Das Landessozialgericht (LSG) lehnt einen Anspruch auf Erstattung nach § 34 Abs. 1 S. 1 SGB II,

„(1) 1Wer nach Vollendung des 18. Lebensjahres vorsätzlich oder grob fahrlässig die Voraussetzungen für die Gewährung von Leistungen nach dem Buch an sich oder an Personen, die mit ihr oder ihm in einer Bedarfsgemeinschaft leben, ohne wichtigen Grund herbeigeführt hat, ist zum Ersatz der deswegen erbrachten Geld- und Sachleistungen verpflichtet.“,

in zweiter Instanz ab.

Gründe

Das LSG stellt klar, dass im Sinne der Norm ein sozialwidriges Verhalten erforderlich ist, dass über die Sanktionsvorschriften der §§ 31 ff. SGB II hinaus an einem strengeren Maßstab zu messen ist. Dies sei im verfassungsrechtlich garantierten Anspruch zur Wahrung des menschenwürdigen Existenzminimums begründet. Wie das LSG ausführt, folgt hieraus, dass Leistungen nach SGB II nicht vergleichbar einem Darlehen zur Überbrückung einer akuten wirtschaftlich prekären Situation gewährt werden können.

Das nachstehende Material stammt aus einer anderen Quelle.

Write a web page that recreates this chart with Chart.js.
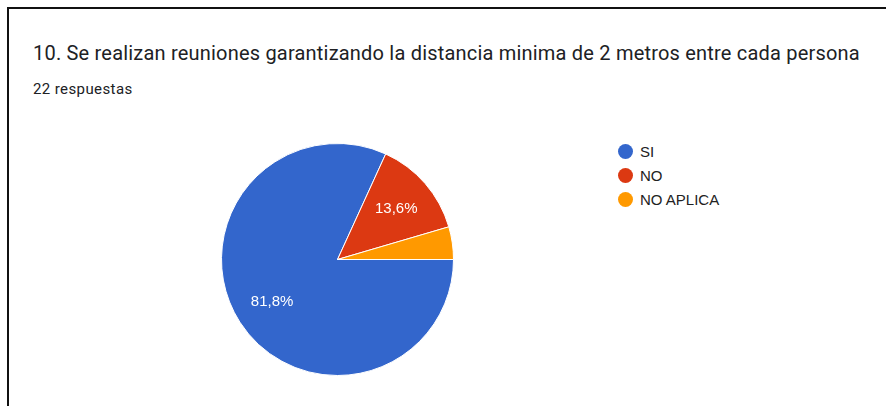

Ein unentschuldbares Verhalten des Klägers lehnt das LSG ab. Das LSG erkannte es an, dass der Kläger während seiner Ausbildung zur Überzeugung gelangt ist, dass ihm der gewählte Berufsweg nicht liegt. Verfassungsrechtlich ist die Berufswahl durch Art. 12 Abs. 1 GG geschützt. Auch wenn von Verfassung wegen keine Legitimation besteht, einer Ausbildungsstätte einfach fern zu bleiben, hat der Jobcenter durch die Kürzung der Bezüge um 30 % dem Verhalten des Klägers hinreichend begegnen können, so das LSG.

Bewertung

Wertungsjuristisch ist es plausibel, die Bezüge des Klägers aufgrund seines Verhaltens zu in der entsprechenden Weise zu kürzen. Im Lichte des verfassungsrechtlich garantierten Anspruchs auf Wahrung eines menschenwürdigen Existenzminimums können Bezüge nicht gänzlich gestrichen werden respektive können nicht als Darlehen für eine Interimslösung gewährt werden. So entscheidet auch das LSG.